Recorded in Belgium’s Gam Studios and Canada’s Hotel2Tango with mixing help from Jerusalem in My Heart’s Radwan Ghazi Moumneh, Danse des Larmes began life as sketches for a theatre production examining youth and the passage of time’s weathering effect as one enters adulthood. Boasting novel use of classic synthesizers such as the Moog and Yamaha DX7, coupled with the textured choirs of the mysterious Mellotron, helped score the sessions’ mournful document. Fleshed out while several close friends’ parents had died, the surrounding tragedy inexorably found its way into informing her practice and approach for Danse des Larmes haunting presentation.

“The album also has a strong video game soundtrack quality to me,” Csiszér revealed. “I can picture the tracks not just as scenes in a movie, but as moments where characters face challenges, overcome obstacles, and level up—kind of like how life feels sometimes”.

Csiszér gave further insight into some of the record’s key tracks: “While I was working on ‘Tűz Tó’, I had this apocalyptic vision of a character standing in front of the lake of fire, waiting for the phoenix to rise in a world that’s already fallen apart. The half-hour track ‘Eternia Now’, included as a bonus on the digital release, was created with the concept of crafting an endless space to drift through—somewhere in that in-between”.
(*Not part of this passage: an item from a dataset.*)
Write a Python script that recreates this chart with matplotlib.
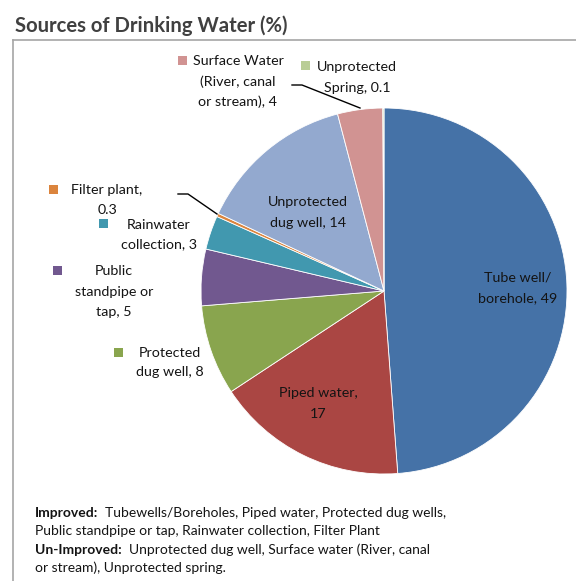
import matplotlib
matplotlib.use("Agg")
import matplotlib.pyplot as plt
from matplotlib.patches import Rectangle
from matplotlib.lines import Line2D

plt.rcParams['font.family'] = ['Lato', 'DejaVu Sans']

categories = ["Tube well/\nborehole", "Piped water,\n", "Protected\ndug well", "Public\nstandpipe or\ntap",
              "Rainwater\ncollection", "Filter plant,\n", "Unprotected\ndug well", "Surface Water\n(River, canal\nor stream)",
              "Unprotected\nSpring"]
values = [49, 17, 8, 5, 3, 0.3, 14, 4, 0.1]
value_labels = ["49", "17", "8", "5", "3", "0.3", "14", "4", "0.1"]
colors = ["#4572A7", "#AA4643", "#89A54E", "#71588F", "#4198AF", "#DB843D", "#93A9CF", "#D19392", "#B9CD96"]

W, H = 576, 581
fig = plt.figure(figsize=(W / 100, H / 100), dpi=100)
ax = fig.add_axes([0, 0, 1, 1])

def Y(y):  # pixel-from-top -> data
    return H - y

cx, cy, R = 384, 291, 183
ax.pie(values, colors=colors, startangle=90, counterclock=False, center=(cx, Y(cy)), radius=R,
       wedgeprops=dict(edgecolor='white', linewidth=0.6), frame=True)
ax.set_xlim(0, W)
ax.set_ylim(0, H)
ax.set_aspect('equal')
ax.axis('off')

# frame
ax.add_line(Line2D([13, 13], [Y(40), 0], color="#A6A6A6", lw=1.2))
ax.add_line(Line2D([13, W], [Y(40), Y(40)], color="#A6A6A6", lw=1.2))

# title
ax.text(15, Y(26), "Sources of Drinking Water (%)", fontsize=14.6, fontweight='bold', color="#404040",
        ha='left', va='center')

fs = 10.3
tc = "#141414"
def label_lines(lines, x, ys, **kw):
    for t, yy in zip(lines, ys):
        ax.text(x, Y(yy), t, fontsize=fs, color=tc, ha='center', va='center', **kw)

def key(x, y, c):
    ax.add_patch(Rectangle((x - 4.5, Y(y) - 4.5), 9, 9, facecolor=c, edgecolor='none'))

# inside labels
label_lines(["Tube well/", "borehole, " + value_labels[0]], 518, [278, 298])
label_lines(["Piped water,", value_labels[1]], 318, [393, 414])
label_lines(["Unprotected", "dug well, " + value_labels[6]], 308, [202, 223])

# outside labels
key(182, 60, colors[7])
label_lines(["Surface Water", "(River, canal", "or stream), " + value_labels[7]], 238, [61, 82, 102])
key(305, 65, colors[8])
label_lines(["Unprotected", "Spring, " + value_labels[8]], 357, [67, 88])
key(53, 189, colors[5])
label_lines(["Filter plant,", value_labels[5]], 107, [190, 210])
key(103, 223, colors[4])
label_lines(["Rainwater", "collection, " + value_labels[4]], 159, [225, 244])
key(57, 270, colors[3])
label_lines(["Public", "standpipe or", "tap, " + value_labels[3]], 114, [271, 292, 312])
key(118, 352, colors[2])
label_lines(["Protected", "dug well, " + value_labels[2]], 170, [353, 372])

# leader lines
ax.add_line(Line2D([292, 302, 360], [Y(85), Y(85), Y(108)], color='black', lw=1))
ax.add_line(Line2D([178, 188, 217], [Y(194), Y(194), Y(214)], color='black', lw=1))

# footnote
fs2 = 10.0
y1, y2, y3, y4 = 513, 531, 550, 568
t = ax.text(35, Y(y1), "Improved:", fontsize=fs2, fontweight='bold', color=tc, va='center', ha='left')
ax.annotate("  Tubewells/Boreholes, Piped water, Protected dug wells,", xycoords=t, xy=(1, 0.5),
            va='center', ha='left', fontsize=fs2, color=tc)
ax.text(35, Y(y2), "Public standpipe or tap, Rainwater collection, Filter Plant", fontsize=fs2, color=tc,
        va='center', ha='left')
t2 = ax.text(35, Y(y3), "Un-Improved:", fontsize=fs2, fontweight='bold', color=tc, va='center', ha='left')
ax.annotate("  Unprotected dug well, Surface water (River, canal", xycoords=t2, xy=(1, 0.5),
            va='center', ha='left', fontsize=fs2, color=tc)
ax.text(35, Y(y4), "or stream), Unprotected spring.", fontsize=fs2, color=tc, va='center', ha='left')

fig.savefig("out.png", dpi=100, facecolor='white')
Danse des Larmes marks a transitional moment for VÍZ, as she emerges from the painful meditation of her father’s passing for 2021’s Veils. A step away from grieving introspection toward a broader vantage of Central Europe’s messy and phantasmic landscape marks VÍZ’s next chapter, as well as hints to further sonic and thematic trajectories. With no lacking in psychic plunder lying buried in Europe’s soil as history is sedimented and the contemporary shadow of war and political turmoil spread across the continent with danger and uncertainty, Csiszér’s haunting electro-acoustic soundtracks look set to never feel too far away from Europe’s spiritual chaos, offering clarity and solidarity amid its sonic unease: “If Veils was about the ashes of the past, then Danse des Larmes is the phoenix rising from them. It marks a new beginning”.